Streetsblog has been following the monthly recovery reports issued by Chicago Loop Alliance, which aggregate data from pedestrian counters, parking rates, office building occupancy, and member surveys to track trends in economic and physical activity downtown during the pandemic. We’ve been paying close attention to the troubling rise in personal car use, with parking rates disproportionately higher than business activity and pedestrian counts compared to the same date in an average, pre-pandemic year. Unfortunately, the March report shows this trend continuing, with vehicle parking rates skyrocketing as the weather warmed and pandemic restrictions loosened.
Pedestrian activity rates on State Street rose steadily beginning in mid-February through late March, reaching their highest point since the beginning of the pandemic, right around 50 percent of the same date in an average year. Parking rates increased right alongside, hitting a whopping 75 percent of an average year by March 29th. With office occupancy remaining low, much of this increased activity can likely be attributed to recreational trips and a gradual reopening of shops, restaurants, bars, and other retail outlets. Over 60 percent of survey respondents said they visited the Loop during a weekend in March, nearly double that of February, and 55 percent said their businesses were open and operating, up from 37 percent in February.
CTA ridership rates for March weren’t yet available, but the Loop Alliance noted that CTA recently increased capacity rates on buses and train cars, anticipating a rise in demand. Another bright point in the report was the number of respondents who said they used public transportation to get to work, with significant increases in Metra, CTA bus, and train as commute modes. In February, the Loop Alliance reformatted the How Are You Getting To Work In The Loop graph to stack these three modes into a single “public transportation” column. While this formatting makes for a more optimistic transit graph and allows the Loop Alliance to state that “public transportation is the most popular way to get downtown,” looking at the data this way is misleading. Respondents can select more than mode in the survey—say if they use both bus and train, or if they drive some days and walk others—making it possible for the stacked “public transportation” bar to have more than 100 percent of respondents choose this category.

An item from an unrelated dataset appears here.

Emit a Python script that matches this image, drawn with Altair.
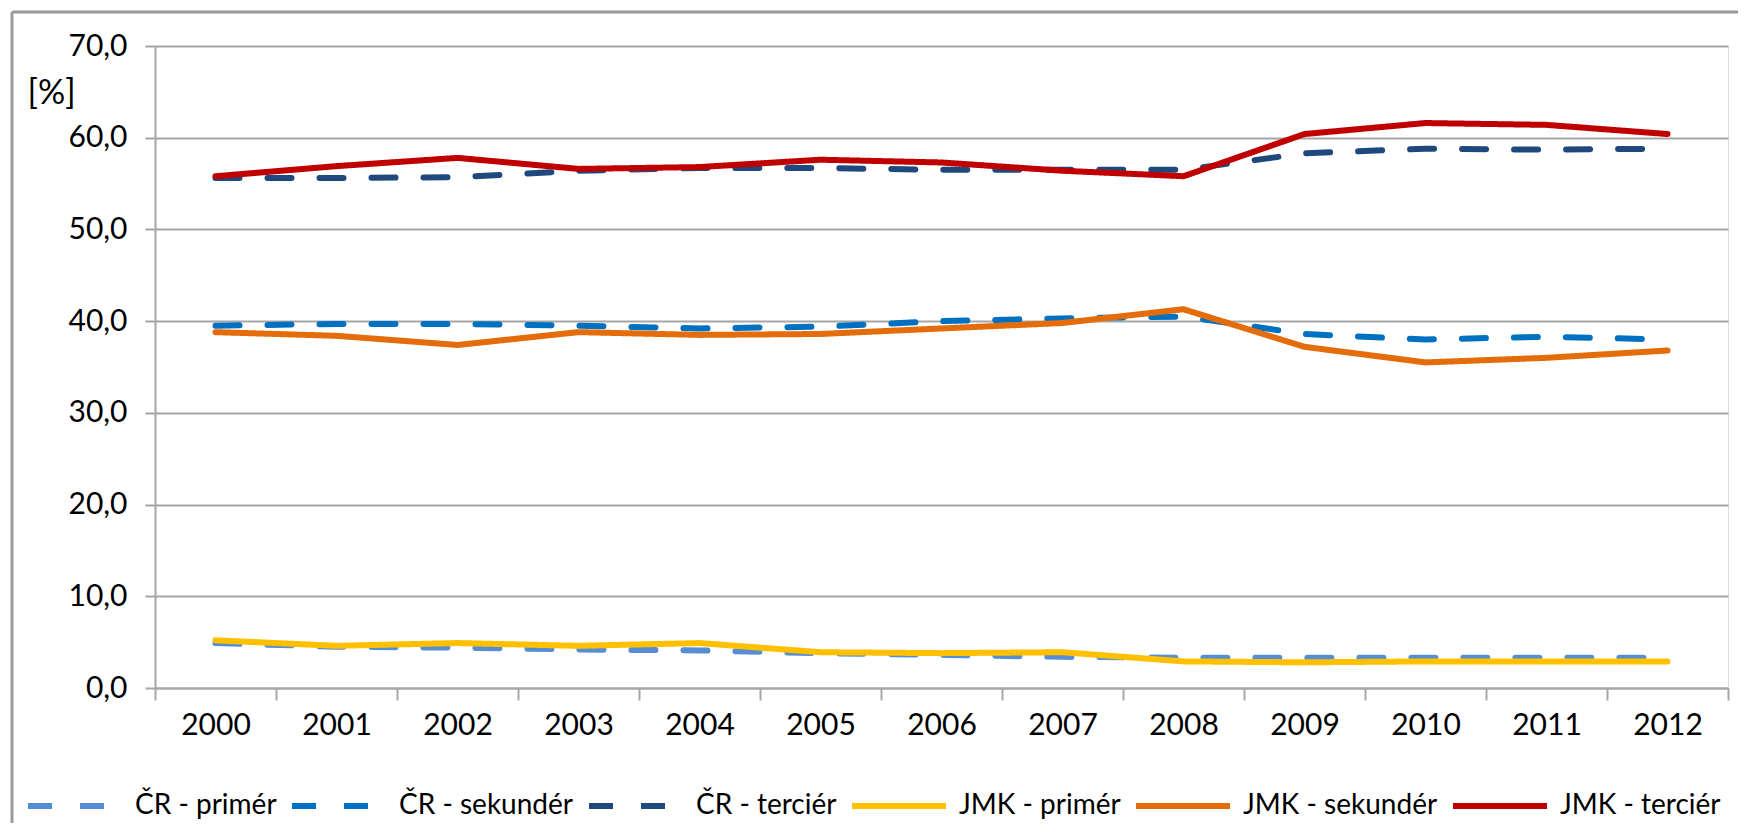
import altair as alt
import pandas as pd

years = [2000, 2001, 2002, 2003, 2004, 2005, 2006, 2007, 2008, 2009, 2010, 2011, 2012]
series_names = ["ČR - primér", "ČR - sekundér", "ČR - terciér",
                "JMK - primér", "JMK - sekundér", "JMK - terciér"]
cr_primer = [4.9, 4.5, 4.4, 4.2, 4.1, 3.8, 3.6, 3.4, 3.3, 3.3, 3.3, 3.3, 3.3]
cr_sekunder = [39.5, 39.7, 39.7, 39.5, 39.2, 39.4, 40.0, 40.3, 40.5, 38.6, 38.0, 38.3, 38.0]
cr_tercier = [55.6, 55.6, 55.7, 56.4, 56.7, 56.7, 56.5, 56.5, 56.5, 58.3, 58.8, 58.7, 58.8]
jmk_primer = [5.2, 4.6, 4.9, 4.6, 4.9, 3.9, 3.8, 3.9, 2.9, 2.8, 2.9, 2.9, 2.9]
jmk_sekunder = [38.8, 38.4, 37.4, 38.8, 38.5, 38.6, 39.2, 39.8, 41.3, 37.2, 35.5, 36.0, 36.8]
jmk_tercier = [55.8, 56.9, 57.8, 56.6, 56.8, 57.6, 57.3, 56.4, 55.8, 60.4, 61.6, 61.4, 60.4]

all_values = [cr_primer, cr_sekunder, cr_tercier, jmk_primer, jmk_sekunder, jmk_tercier]
rows = []
for name, vals in zip(series_names, all_values):
    for yr, v in zip(years, vals):
        rows.append({"rok": str(yr), "serie": name, "hodnota": v})
df = pd.DataFrame(rows)

colors = ["#558ED5", "#0070C0", "#1F497D", "#FFC000", "#E46C0A", "#C00000"]
dashes = [[24, 28], [24, 28], [24, 28], [1, 0], [1, 0], [1, 0]]

FONT = "Lato"
GRID = "#A6A6A6"

x_enc = alt.X(
    "rok:O",
    scale=alt.Scale(type="band", paddingInner=0, paddingOuter=0),
    bandPosition=0.5,
    axis=alt.Axis(
        title=None, labelAngle=0, tickBand="extent", tickSize=12,
        tickColor=GRID, tickWidth=2, domainColor=GRID, domainWidth=2,
        labelFont=FONT, labelFontSize=30, labelColor="#000000", labelPadding=10,
        grid=False,
    ),
)
y_enc = alt.Y(
    "hodnota:Q",
    scale=alt.Scale(domain=[0, 70], nice=False),
    axis=alt.Axis(
        values=[0, 10, 20, 30, 40, 50, 60, 70],
        labelExpr="replace(format(datum.value, '.1f'), '.', ',')",
        title="[%]", titleAngle=0, titleAlign="left", titleBaseline="middle",
        titleX=-128, titleY=47, titleFont=FONT, titleFontSize=34,
        titleFontWeight="normal", titleColor="#000000",
        labelFont=FONT, labelFontSize=30, labelColor="#000000", labelPadding=18,
        tickSize=10, tickColor=GRID, tickWidth=2,
        domainColor=GRID, domainWidth=2,
        grid=True, gridColor=GRID, gridWidth=2,
    ),
)
legend_def = alt.Legend(
    title=None, orient="none", direction="horizontal", columns=6,
    legendX=-130, legendY=710, gridAlign="none",
    symbolType="stroke", symbolSize=8836, symbolStrokeWidth=6,
    labelFont=FONT, labelFontSize=28, labelColor="#000000", labelLimit=600,
    labelOffset=10, columnPadding=3,
)
color_enc = alt.Color(
    "serie:N",
    scale=alt.Scale(domain=series_names, range=colors),
    legend=legend_def,
)
dash_enc = alt.StrokeDash(
    "serie:N",
    scale=alt.Scale(domain=series_names, range=dashes),
    legend=legend_def,
)

base = alt.Chart(df)
cr_layer = base.transform_filter(
    alt.FieldOneOfPredicate(field="serie", oneOf=series_names[:3])
).mark_line(strokeWidth=6, strokeCap="round", strokeJoin="round").encode(
    x=x_enc, y=y_enc, color=color_enc, strokeDash=dash_enc
)
jmk_layer = base.transform_filter(
    alt.FieldOneOfPredicate(field="serie", oneOf=series_names[3:])
).mark_line(strokeWidth=6, strokeCap="round", strokeJoin="round").encode(
    x=x_enc, y=y_enc, color=color_enc, strokeDash=dash_enc
)

frame_df = pd.DataFrame({"a": [0]})
frame_top = alt.Chart(frame_df).mark_rule(color="#9A9A9A", strokeWidth=3).encode(
    x=alt.value(-143), x2=alt.value(1760), y=alt.value(-34)
)
frame_left = alt.Chart(frame_df).mark_rule(color="#9A9A9A", strokeWidth=3).encode(
    x=alt.value(-143), y=alt.value(-34), y2=alt.value(800)
)

chart = alt.layer(frame_top, frame_left, cr_layer, jmk_layer).properties(
    width=1573, height=642,
    autosize=alt.AutoSizeParams(type="none"),
    padding={"left": 147, "top": 38, "right": 10, "bottom": 135},
).configure_view(stroke=None).configure(background="#FFFFFF")

chart.save("out.html", embed_options={"renderer": "svg", "actions": False})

It’s also notable that while public transportation, walking and biking commutes all increased in March, personal car commutes remained constant, at about 45 percent of respondents. With the vaccine rollout underway, the return of some outdoor festivals this summer, and a light at the end of the pandemic tunnel in sight, personal vehicle use in Chicago is on the verge of reaching crisis levels. A true recovery for the Loop and all Chicago neighborhoods must include safe, affordable, and convenient public transportation with sufficient investment from government agencies and ridership from the community.
Recently columnists for Chicago's leading newspapers have expressed competing visions for the future of local transit. The Sun-Times' Laura Washington noted that if we want the CTA to survive the pandemic intact, we've got to be the change we want to see by continuing to ride it. Meanwhile the Tribune's Steve Chapman argued that, unlike every other segment of society, public transportation is never going to rebound from the pandemic, so we should stop funding it, a position that was described by former Trib transportation reporter Jon Hilkevitch as "dumb."